USA and the UK
Unaccompanied Minors to Stop Being Detained in Hotels
US district Judge Dolly M. Gee has ordered the Trump administration to cease detaining unaccompanied migrant children in hotel rooms under a private contractor run program.
Hundred’s of unaccompanied minors have been detained in hotels in the US awaiting deportation, but judge Gee’s order has put a stop to this claiming the program wasn’t in line with “policies designed to prevent abuse in federal custody”.
Why are children being detained in hotels?
Since March, at least 577 unaccompanied children have been detained in hotels to prevent them from being allowed to stay in the U.S, they have typically then been places on deportation flights. The Trump administration has claimed this program to be part of a public health measure to ban immigration during the Coronavirus pandemic.
Federal officials insisted that detaining children in hotels was necessary to prevent the spread of COVID-19 in immigration detention centers.

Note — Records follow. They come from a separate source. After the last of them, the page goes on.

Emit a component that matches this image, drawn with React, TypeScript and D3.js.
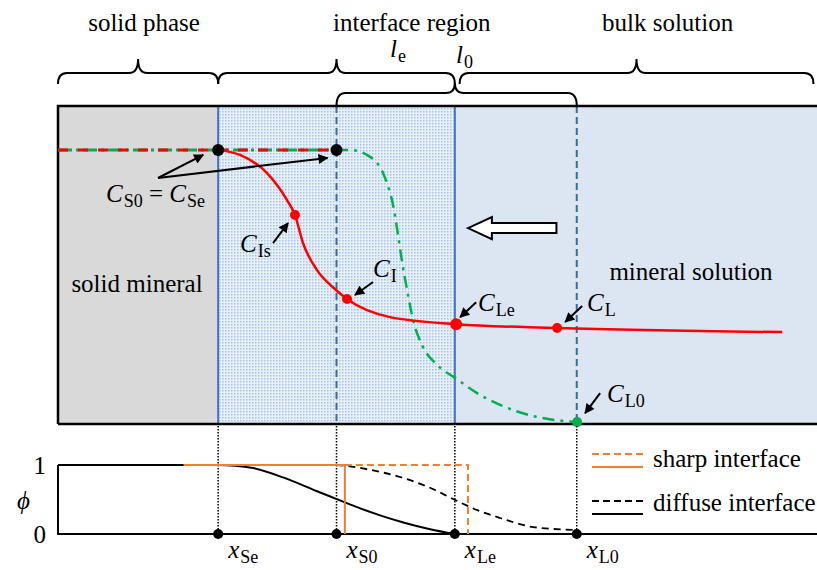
import React from 'react'
import * as d3 from 'd3'

const W = 817
const H = 570

// dimensionless distance; interface markers
const markerNames = ['Se', 'S0', 'Le', 'L0']
const markerX = [1.34, 2.33, 3.32, 4.34]

// concentration level in the solid (C_S0 = C_Se)
const plateauC = 0.862

// red curve: concentration with a diffuse interface
const redX = [1.339, 1.523, 1.749, 1.916, 1.983, 2.05, 2.167, 2.3, 2.418, 2.778, 3.331, 4.176, 6.059]
const redC = [0.862, 0.846, 0.789, 0.704, 0.657, 0.569, 0.484, 0.43, 0.393, 0.336, 0.314, 0.302, 0.289]

// green dash-dot curve: initial concentration
const greenX = [2.326, 2.444, 2.611, 2.736, 2.803, 2.845, 2.879, 2.921, 2.971, 3.046, 3.172, 3.322, 3.506, 3.699, 3.975, 4.343]
const greenC = [0.862, 0.862, 0.84, 0.774, 0.689, 0.594, 0.509, 0.421, 0.327, 0.248, 0.186, 0.145, 0.097, 0.06, 0.025, 0.006]

// labelled red points
const redPointNames = ['Is', 'I', 'Le', 'L']
const redPointX = [1.983, 2.418, 3.331, 4.176]
const redPointC = [0.657, 0.393, 0.314, 0.302]

// phase field panel
const diffuseSolidX = [0, 1.339, 1.481, 1.632, 1.883, 2.167, 2.326, 2.485, 2.695, 2.904, 3.113, 3.322]
const diffuseSolidPhi = [1, 1, 0.99, 0.955, 0.82, 0.62, 0.51, 0.4, 0.27, 0.16, 0.07, 0]
const diffuseDashX = [2.33, 2.418, 2.611, 2.862, 3.113, 3.322, 3.531, 3.699, 3.975, 4.343]
const diffuseDashPhi = [1, 0.986, 0.93, 0.826, 0.67, 0.493, 0.33, 0.232, 0.101, 0.058]
const sharpSolidX = [1.05, 2.4]
const sharpDashX = [2.4, 3.43]

const regionLabels = ['solid phase', 'interface region', 'bulk solution']
const regionLabelX = [0.72, 2.96, 5.1]
const regionStart = [0, 1.34, 3.36]
const regionEnd = [1.34, 3.32, 6.32]
const regionCusp = [0.67, 2.33, 4.84]

const legendLabels = ['sharp interface', 'diffuse interface']

const serif = "'Liberation Serif', 'Times New Roman', serif"

const x = d3.scaleLinear().domain([0, 6.35]).range([58, 817])
const yC = d3.scaleLinear().domain([0, 1]).range([424, 106])
const yPhi = d3.scaleLinear().domain([0, 1]).range([534, 465])

const brace = (x1: number, x2: number, xm: number, y: number, d: number, tip: number) => {
  const r = 9
  return `M${x1},${y + d} Q${x1},${y} ${x1 + r},${y} L${xm - r},${y} Q${xm},${y} ${xm},${y - tip} ` +
    `Q${xm},${y} ${xm + r},${y} L${x2 - r},${y} Q${x2},${y} ${x2},${y + d}`
}

const Sym = ({ px, py, main, sub, size = 25 }: any) => (
  <text x={px} y={py} fontSize={size} fontFamily={serif}>
    <tspan fontStyle="italic">{main}</tspan>
    <tspan fontSize={size * 0.72} dx={1} dy={5}>{sub}</tspan>
  </text>
)

const Arrow = ({ x1, y1, x2, y2 }: any) => (
  <line x1={x1} y1={y1} x2={x2} y2={y2} stroke="#000" strokeWidth={2} markerEnd="url(#ah)" />
)

export default function App() {
  const cLine = d3.line<number>().x((d, i) => x(redX[i])).y((d) => yC(d)).curve(d3.curveMonotoneX)
  const gLine = d3.line<number>().x((d, i) => x(greenX[i])).y((d) => yC(d)).curve(d3.curveMonotoneX)
  const sLine = d3.line<number>().x((d, i) => x(diffuseSolidX[i])).y((d) => yPhi(d)).curve(d3.curveMonotoneX)
  const dLine = d3.line<number>().x((d, i) => x(diffuseDashX[i])).y((d) => yPhi(d)).curve(d3.curveMonotoneX)

  const [xSe, xS0, xLe, xL0] = markerX.map((v) => x(v))
  const yTop = yC(plateauC)
  const pts = redPointX.map((v, i) => [x(v), yC(redPointC[i])])
  const [pIs, pI, pLe, pL] = pts
  const pL0 = [x(greenX[greenX.length - 1]), yC(greenC[greenC.length - 1])]

  // hollow arrow showing the direction of the interface motion
  const ha = { tip: x(3.43), head: x(3.63), tail: x(4.17), cy: yC(0.616) }

  return (
    <svg width={W} height={H} style={{ position: 'absolute', left: 0, top: 0, background: '#fff' }}>
      <defs>
        <pattern id="dots" width={3} height={3} patternUnits="userSpaceOnUse">
          <rect width={3} height={3} fill="#e7eff9" />
          <rect width={1.5} height={1.5} fill="#a8c3e7" />
        </pattern>
        <marker id="ah" viewBox="0 0 10 10" refX={9} refY={5} markerWidth={13} markerHeight={10}
          markerUnits="userSpaceOnUse" orient="auto">
          <path d="M0,0 L10,5 L0,10 z" fill="#000" />
        </marker>
      </defs>

      {/* region labels and braces */}
      {regionLabels.map((t, i) => (
        <g key={t}>
          <text x={x(regionLabelX[i])} y={31} fontSize={25} fontFamily={serif} textAnchor="middle">{t}</text>
          <path d={brace(x(regionStart[i]), x(regionEnd[i]), x(regionCusp[i]), 73, 11, 14)}
            fill="none" stroke="#000" strokeWidth={2} />
        </g>
      ))}
      <path d={brace(xS0, xL0, xLe, 93, 13, 10)} fill="none" stroke="#000" strokeWidth={2} />
      <Sym px={390} py={57} main="l" sub="e" />
      <Sym px={456} py={63} main="l" sub="0" />

      {/* regions */}
      <rect x={x(0)} y={yC(1)} width={xSe - x(0)} height={yC(0) - yC(1)} fill="#d9d9d9" />
      <rect x={xSe} y={yC(1)} width={xLe - xSe} height={yC(0) - yC(1)} fill="url(#dots)" />
      <rect x={xLe} y={yC(1)} width={W - xLe} height={yC(0) - yC(1)} fill="#dce6f2" />
      <line x1={xSe} x2={xSe} y1={yC(1)} y2={yC(0)} stroke="#4472c4" strokeWidth={2} />
      <line x1={xLe} x2={xLe} y1={yC(1)} y2={yC(0)} stroke="#4472c4" strokeWidth={2} />
      {[xS0, xL0].map((v, i) => (
        <line key={i} x1={v} x2={v} y1={yC(1)} y2={yC(0)} stroke="#3a6a9e" strokeWidth={2} strokeDasharray="7,4" />
      ))}
      <path d={`M${x(0)},${yC(0)} V${yC(1)} H${W}`} fill="none" stroke="#000" strokeWidth={2.5} />
      <line x1={x(0)} x2={W} y1={yC(0)} y2={yC(0)} stroke="#000" strokeWidth={2.5} />

      <text x={137} y={292} fontSize={25} fontFamily={serif} textAnchor="middle">solid mineral</text>
      <text x={691} y={280} fontSize={25} fontFamily={serif} textAnchor="middle">mineral solution</text>

      {/* hollow arrow */}
      <polygon
        points={[[ha.tip, ha.cy], [ha.head, ha.cy - 11], [ha.head, ha.cy - 5], [ha.tail, ha.cy - 5],
          [ha.tail, ha.cy + 5], [ha.head, ha.cy + 5], [ha.head, ha.cy + 11]].map((p) => p.join(',')).join(' ')}
        fill="#fff" stroke="#000" strokeWidth={2} />

      {/* concentration profiles */}
      <line x1={x(0)} x2={xS0} y1={yTop} y2={yTop} stroke="#00b050" strokeWidth={3} strokeDasharray="14,4,3,4" />
      <line x1={x(0)} x2={xS0 - 6} y1={yTop} y2={yTop} stroke="#ff0000" strokeWidth={3} strokeDasharray="10,10" />
      <path d={gLine(greenC) || ''} fill="none" stroke="#00b050" strokeWidth={2.5} strokeDasharray="12,6,3,6" />
      <path d={cLine(redC) || ''} fill="none" stroke="#ff0000" strokeWidth={2.5} />

      <circle cx={xSe} cy={yTop} r={6} fill="#000" />
      <circle cx={xS0} cy={yTop} r={6} fill="#000" />
      {pts.map((p, i) => (
        <circle key={redPointNames[i]} cx={p[0]} cy={p[1]} r={i === 2 ? 6 : 5} fill="#ff0000" />
      ))}
      <circle cx={pL0[0]} cy={pL0[1]} r={5} fill="#00b050" />

      {/* annotations */}
      <Arrow x1={158} y1={178} x2={xSe - 15} y2={yTop + 5} />
      <Arrow x1={158} y1={178} x2={xS0 - 9} y2={yTop + 8} />
      <text x={106} y={202} fontSize={25} fontFamily={serif}>
        <tspan fontStyle="italic">C</tspan>
        <tspan fontSize={18} dx={1} dy={5}>S0</tspan>
        <tspan dy={-5}> = </tspan>
        <tspan fontStyle="italic">C</tspan>
        <tspan fontSize={18} dx={1} dy={5}>Se</tspan>
      </text>
      <Arrow x1={pIs[0] - 22} y1={pIs[1] + 28} x2={pIs[0] - 7} y2={pIs[1] + 8} />
      <Sym px={240} py={252} main="C" sub="Is" />
      <Arrow x1={pI[0] + 26} y1={pI[1] - 17} x2={pI[0] + 8} y2={pI[1] - 4} />
      <Sym px={373} py={277} main="C" sub="I" />
      <Arrow x1={pLe[0] + 20} y1={pLe[1] - 22} x2={pLe[0] + 4} y2={pLe[1] - 7} />
      <Sym px={478} py={311} main="C" sub="Le" />
      <Arrow x1={pL[0] + 25} y1={pL[1] - 22} x2={pL[0] + 8} y2={pL[1] - 6} />
      <Sym px={587} py={311} main="C" sub="L" />
      <Arrow x1={pL0[0] + 23} y1={pL0[1] - 29} x2={pL0[0] + 8} y2={pL0[1] - 9} />
      <Sym px={607} py={402} main="C" sub="L0" />

      {/* phase field panel */}
      {markerX.map((v, i) => (
        <line key={i} x1={x(v)} x2={x(v)} y1={yC(0) + 2} y2={yPhi(0)} stroke="#000" strokeWidth={1.5}
          strokeDasharray="1.5,1.5" />
      ))}
      <path d={`M${x(0)},${yPhi(1)} V${yPhi(0)} H${W}`} fill="none" stroke="#000" strokeWidth={2} />
      <path d={sLine(diffuseSolidPhi) || ''} fill="none" stroke="#000" strokeWidth={2} />
      <path d={dLine(diffuseDashPhi) || ''} fill="none" stroke="#000" strokeWidth={1.8} strokeDasharray="7,5" />
      <path d={`M${x(sharpSolidX[0])},${yPhi(1)} H${x(sharpSolidX[1])} V${yPhi(0)}`} fill="none"
        stroke="#f08030" strokeWidth={2} />
      <path d={`M${x(sharpDashX[0])},${yPhi(1)} H${x(sharpDashX[1])} V${yPhi(0)}`} fill="none"
        stroke="#f08030" strokeWidth={2} strokeDasharray="7,4" />
      {markerX.map((v, i) => (
        <circle key={i} cx={x(v)} cy={yPhi(0)} r={5} fill="#000" />
      ))}
      {markerX.map((v, i) => (
        <Sym key={markerNames[i]} px={x(v) + 10} py={558} main="x" sub={markerNames[i]} />
      ))}

      <text x={46} y={474} fontSize={25} fontFamily={serif} textAnchor="end">1</text>
      <text x={46} y={543} fontSize={25} fontFamily={serif} textAnchor="end">0</text>
      <text x={17} y={509} fontSize={25} fontFamily={serif} fontStyle="italic">ϕ</text>

      {/* legend */}
      <line x1={592} x2={643} y1={454} y2={454} stroke="#f08030" strokeWidth={2} strokeDasharray="7,4" />
      <line x1={592} x2={643} y1={467} y2={467} stroke="#f08030" strokeWidth={2} />
      <line x1={592} x2={643} y1={501} y2={501} stroke="#000" strokeWidth={1.8} strokeDasharray="7,4" />
      <line x1={592} x2={643} y1={514} y2={514} stroke="#000" strokeWidth={2} />
      {legendLabels.map((t, i) => (
        <text key={t} x={653} y={467 + i * 44} fontSize={25} fontFamily={serif}>{t}</text>
      ))}
    </svg>
  )
}
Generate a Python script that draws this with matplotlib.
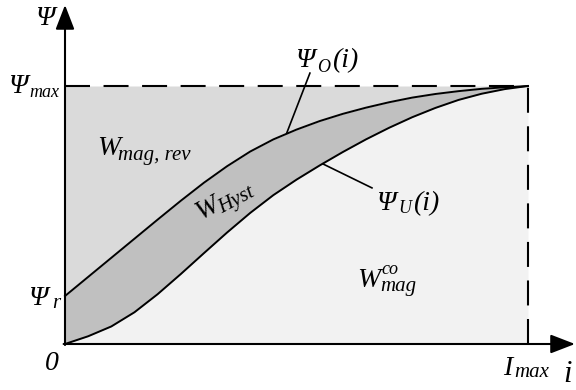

But the judge that has ordered this program to stop said that this reasoning was “bewildering” and there was no evidence to suggest that detaining unaccompanied children in public hotels limited the spread of coronavirus.
(Image credit: NY Times)
Judge Gee found that the program violated the Flores Settlement, an agreement from 1997 that sets national standards on the treatment, detention and release of immigrant children in federal custody. She said:
“This Court…recognizes that the pandemic may require temporary, emergency modifications to the immigration system to enhance public safety, but that is no excuse for DHS to skirt the fundamental humanitarian protections that the Flores Agreement guarantees for minors in their custody, especially when there is no persuasive evidence that hoteling is safer than licensed facilities.”
What’s the difference between hotels and other shelters?
Unlike hotels, licensed facilities that are operated by the Department of Health and Human Services allow children to receive legal services, education, and the chance to be placed with relatives living in the U.S.
Over 13,000 beds in facilities like these are currently empty.
The private contractor operating the program that detains children in hotels also employ staff with only two days of training, with only a small amount of that dedicated to child development and care.
How did the Trump administration respond to the order?
The U.S Department of Homeland Security have not publicly commented on the judges decision, but the government did try to convince Gee to extend the time given for the program to stop, which she refused to do.
The government then appealed the order with the Ninth Circuit but this has been rejected.